PROBLEM STATEMENT ▸ Return the material word for word. Do not include pictures.

START DATA LINES

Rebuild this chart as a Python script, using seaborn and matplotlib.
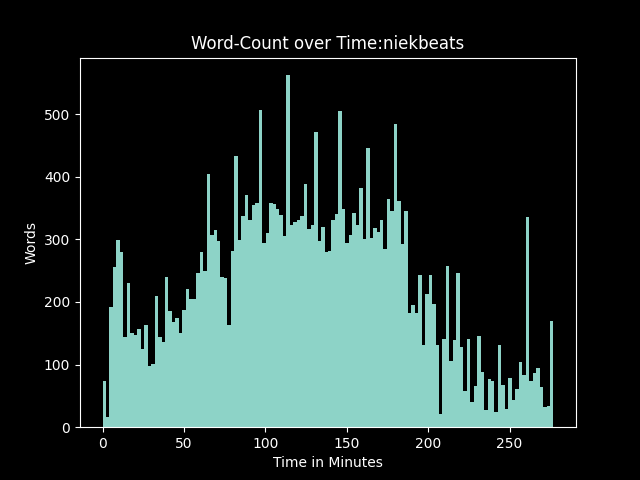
import numpy as np
import pandas as pd
import matplotlib
matplotlib.use("Agg")
import matplotlib.pyplot as plt
import seaborn as sns

# --- data: words per bin ---
SPEAKER = "niekbeats"
TOTAL_MINUTES = 277
words = [
    73, 16, 192, 256, 299, 280, 144, 230, 150, 147, 156, 125, 163, 97, 101,
    209, 144, 136, 240, 185, 168,
    174, 150, 187, 220, 204, 204, 246, 280, 249, 404, 307, 315, 297, 240,
    238, 163, 281, 433, 299, 337, 371,
    331, 355, 358, 506, 294, 310, 358, 356, 348, 339, 305, 562, 323, 327,
    331, 337, 388, 316, 323, 471, 297, 319,
    280, 281, 331, 340, 505, 348, 294, 307, 342, 323, 382, 300, 446, 302,
    318, 312, 331, 284, 364, 345, 484, 361,
    292, 345, 182, 195, 182, 243, 131, 212, 243, 196, 131, 21, 141, 257,
    105, 139, 246, 128, 58, 141, 40, 66,
    145, 88, 27, 77, 73, 24, 131, 67, 29, 78, 43, 61, 104, 83, 335, 73,
    86, 94, 64, 32, 34, 169,
]

n_bins = len(words)
edges = np.linspace(0, TOTAL_MINUTES, n_bins + 1)
df = pd.DataFrame({
    "minute": (edges[:-1] + edges[1:]) / 2,
    "words": words,
})

plt.style.use("dark_background")
fig, ax = plt.subplots(figsize=(6.4, 4.8), dpi=100)

sns.histplot(data=df, x="minute", weights="words", bins=n_bins,
             binrange=(0, TOTAL_MINUTES), color="#8dd3c7", alpha=1,
             linewidth=0, ax=ax)

ax.set_title(f"Word-Count over Time:{SPEAKER}")
ax.set_xlabel("Time in Minutes")
ax.set_ylabel("Words")

fig.savefig("out.png")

END DATA LINES

RESPONSE TO THIS TASK ▸
Rebuild this chart as a Python script, using seaborn and matplotlib.
import numpy as np
import pandas as pd
import matplotlib
matplotlib.use("Agg")
import matplotlib.pyplot as plt
import seaborn as sns

# --- data: words per bin ---
SPEAKER = "niekbeats"
TOTAL_MINUTES = 277
words = [
    73, 16, 192, 256, 299, 280, 144, 230, 150, 147, 156, 125, 163, 97, 101,
    209, 144, 136, 240, 185, 168,
    174, 150, 187, 220, 204, 204, 246, 280, 249, 404, 307, 315, 297, 240,
    238, 163, 281, 433, 299, 337, 371,
    331, 355, 358, 506, 294, 310, 358, 356, 348, 339, 305, 562, 323, 327,
    331, 337, 388, 316, 323, 471, 297, 319,
    280, 281, 331, 340, 505, 348, 294, 307, 342, 323, 382, 300, 446, 302,
    318, 312, 331, 284, 364, 345, 484, 361,
    292, 345, 182, 195, 182, 243, 131, 212, 243, 196, 131, 21, 141, 257,
    105, 139, 246, 128, 58, 141, 40, 66,
    145, 88, 27, 77, 73, 24, 131, 67, 29, 78, 43, 61, 104, 83, 335, 73,
    86, 94, 64, 32, 34, 169,
]

n_bins = len(words)
edges = np.linspace(0, TOTAL_MINUTES, n_bins + 1)
df = pd.DataFrame({
    "minute": (edges[:-1] + edges[1:]) / 2,
    "words": words,
})

plt.style.use("dark_background")
fig, ax = plt.subplots(figsize=(6.4, 4.8), dpi=100)

sns.histplot(data=df, x="minute", weights="words", bins=n_bins,
             binrange=(0, TOTAL_MINUTES), color="#8dd3c7", alpha=1,
             linewidth=0, ax=ax)

ax.set_title(f"Word-Count over Time:{SPEAKER}")
ax.set_xlabel("Time in Minutes")
ax.set_ylabel("Words")

fig.savefig("out.png")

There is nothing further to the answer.